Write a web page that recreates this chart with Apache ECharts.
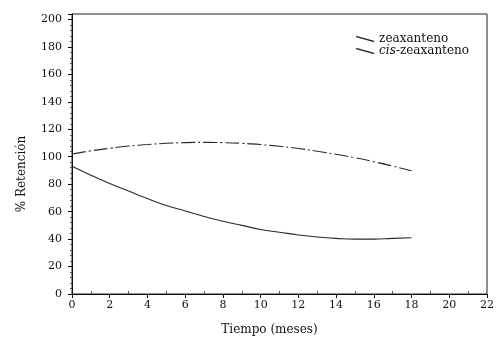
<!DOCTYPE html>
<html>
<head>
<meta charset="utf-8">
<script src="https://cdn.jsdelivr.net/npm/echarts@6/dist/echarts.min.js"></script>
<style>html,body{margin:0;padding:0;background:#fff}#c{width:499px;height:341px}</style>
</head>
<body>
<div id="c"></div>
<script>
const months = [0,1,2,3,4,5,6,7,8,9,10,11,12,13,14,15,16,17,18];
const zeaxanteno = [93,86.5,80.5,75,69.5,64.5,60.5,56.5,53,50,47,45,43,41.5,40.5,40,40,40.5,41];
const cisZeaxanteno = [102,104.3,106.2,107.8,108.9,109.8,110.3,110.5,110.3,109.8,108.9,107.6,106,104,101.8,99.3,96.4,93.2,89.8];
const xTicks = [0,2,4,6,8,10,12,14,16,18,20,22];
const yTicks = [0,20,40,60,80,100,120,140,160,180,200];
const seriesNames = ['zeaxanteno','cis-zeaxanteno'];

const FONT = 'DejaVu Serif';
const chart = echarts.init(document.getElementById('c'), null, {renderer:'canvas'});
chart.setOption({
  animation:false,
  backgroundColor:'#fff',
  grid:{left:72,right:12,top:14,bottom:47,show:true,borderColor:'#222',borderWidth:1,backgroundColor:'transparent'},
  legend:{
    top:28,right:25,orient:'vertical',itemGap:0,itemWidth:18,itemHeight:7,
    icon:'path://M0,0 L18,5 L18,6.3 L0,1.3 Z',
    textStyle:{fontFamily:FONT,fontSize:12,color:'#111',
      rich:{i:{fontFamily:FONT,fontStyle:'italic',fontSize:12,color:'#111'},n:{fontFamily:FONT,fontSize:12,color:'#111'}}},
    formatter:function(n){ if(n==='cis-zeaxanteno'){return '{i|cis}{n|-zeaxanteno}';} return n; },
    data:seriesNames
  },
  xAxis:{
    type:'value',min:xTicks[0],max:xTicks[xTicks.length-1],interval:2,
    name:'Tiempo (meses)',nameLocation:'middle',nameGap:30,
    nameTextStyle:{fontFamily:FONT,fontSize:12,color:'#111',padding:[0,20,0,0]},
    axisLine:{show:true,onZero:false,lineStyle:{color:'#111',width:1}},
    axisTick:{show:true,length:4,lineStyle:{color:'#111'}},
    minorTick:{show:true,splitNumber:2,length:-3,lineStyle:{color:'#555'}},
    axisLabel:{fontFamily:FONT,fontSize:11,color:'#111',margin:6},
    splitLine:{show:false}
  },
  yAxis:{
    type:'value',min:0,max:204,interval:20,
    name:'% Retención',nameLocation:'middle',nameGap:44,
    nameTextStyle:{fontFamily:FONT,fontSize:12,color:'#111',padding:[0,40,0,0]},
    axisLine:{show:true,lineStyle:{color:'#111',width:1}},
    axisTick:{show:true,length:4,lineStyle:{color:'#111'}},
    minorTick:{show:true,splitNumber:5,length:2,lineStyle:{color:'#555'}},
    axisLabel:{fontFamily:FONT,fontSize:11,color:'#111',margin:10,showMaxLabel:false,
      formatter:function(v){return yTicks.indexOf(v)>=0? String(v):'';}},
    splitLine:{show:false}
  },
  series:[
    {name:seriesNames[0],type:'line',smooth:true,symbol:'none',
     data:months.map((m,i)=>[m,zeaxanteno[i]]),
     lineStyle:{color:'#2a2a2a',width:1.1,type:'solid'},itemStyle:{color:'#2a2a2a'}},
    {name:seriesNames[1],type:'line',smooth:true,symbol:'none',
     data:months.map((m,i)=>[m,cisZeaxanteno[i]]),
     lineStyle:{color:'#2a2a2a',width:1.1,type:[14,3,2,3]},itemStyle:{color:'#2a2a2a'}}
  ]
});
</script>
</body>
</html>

### Given request
Give the material again exactly as it is, but keep the pictures out.

### Worked answer
Write a web page that recreates this chart with Apache ECharts.
<!DOCTYPE html>
<html>
<head>
<meta charset="utf-8">
<script src="https://cdn.jsdelivr.net/npm/echarts@6/dist/echarts.min.js"></script>
<style>html,body{margin:0;padding:0;background:#fff}#c{width:499px;height:341px}</style>
</head>
<body>
<div id="c"></div>
<script>
const months = [0,1,2,3,4,5,6,7,8,9,10,11,12,13,14,15,16,17,18];
const zeaxanteno = [93,86.5,80.5,75,69.5,64.5,60.5,56.5,53,50,47,45,43,41.5,40.5,40,40,40.5,41];
const cisZeaxanteno = [102,104.3,106.2,107.8,108.9,109.8,110.3,110.5,110.3,109.8,108.9,107.6,106,104,101.8,99.3,96.4,93.2,89.8];
const xTicks = [0,2,4,6,8,10,12,14,16,18,20,22];
const yTicks = [0,20,40,60,80,100,120,140,160,180,200];
const seriesNames = ['zeaxanteno','cis-zeaxanteno'];

const FONT = 'DejaVu Serif';
const chart = echarts.init(document.getElementById('c'), null, {renderer:'canvas'});
chart.setOption({
  animation:false,
  backgroundColor:'#fff',
  grid:{left:72,right:12,top:14,bottom:47,show:true,borderColor:'#222',borderWidth:1,backgroundColor:'transparent'},
  legend:{
    top:28,right:25,orient:'vertical',itemGap:0,itemWidth:18,itemHeight:7,
    icon:'path://M0,0 L18,5 L18,6.3 L0,1.3 Z',
    textStyle:{fontFamily:FONT,fontSize:12,color:'#111',
      rich:{i:{fontFamily:FONT,fontStyle:'italic',fontSize:12,color:'#111'},n:{fontFamily:FONT,fontSize:12,color:'#111'}}},
    formatter:function(n){ if(n==='cis-zeaxanteno'){return '{i|cis}{n|-zeaxanteno}';} return n; },
    data:seriesNames
  },
  xAxis:{
    type:'value',min:xTicks[0],max:xTicks[xTicks.length-1],interval:2,
    name:'Tiempo (meses)',nameLocation:'middle',nameGap:30,
    nameTextStyle:{fontFamily:FONT,fontSize:12,color:'#111',padding:[0,20,0,0]},
    axisLine:{show:true,onZero:false,lineStyle:{color:'#111',width:1}},
    axisTick:{show:true,length:4,lineStyle:{color:'#111'}},
    minorTick:{show:true,splitNumber:2,length:-3,lineStyle:{color:'#555'}},
    axisLabel:{fontFamily:FONT,fontSize:11,color:'#111',margin:6},
    splitLine:{show:false}
  },
  yAxis:{
    type:'value',min:0,max:204,interval:20,
    name:'% Retención',nameLocation:'middle',nameGap:44,
    nameTextStyle:{fontFamily:FONT,fontSize:12,color:'#111',padding:[0,40,0,0]},
    axisLine:{show:true,lineStyle:{color:'#111',width:1}},
    axisTick:{show:true,length:4,lineStyle:{color:'#111'}},
    minorTick:{show:true,splitNumber:5,length:2,lineStyle:{color:'#555'}},
    axisLabel:{fontFamily:FONT,fontSize:11,color:'#111',margin:10,showMaxLabel:false,
      formatter:function(v){return yTicks.indexOf(v)>=0? String(v):'';}},
    splitLine:{show:false}
  },
  series:[
    {name:seriesNames[0],type:'line',smooth:true,symbol:'none',
     data:months.map((m,i)=>[m,zeaxanteno[i]]),
     lineStyle:{color:'#2a2a2a',width:1.1,type:'solid'},itemStyle:{color:'#2a2a2a'}},
    {name:seriesNames[1],type:'line',smooth:true,symbol:'none',
     data:months.map((m,i)=>[m,cisZeaxanteno[i]]),
     lineStyle:{color:'#2a2a2a',width:1.1,type:[14,3,2,3]},itemStyle:{color:'#2a2a2a'}}
  ]
});
</script>
</body>
</html>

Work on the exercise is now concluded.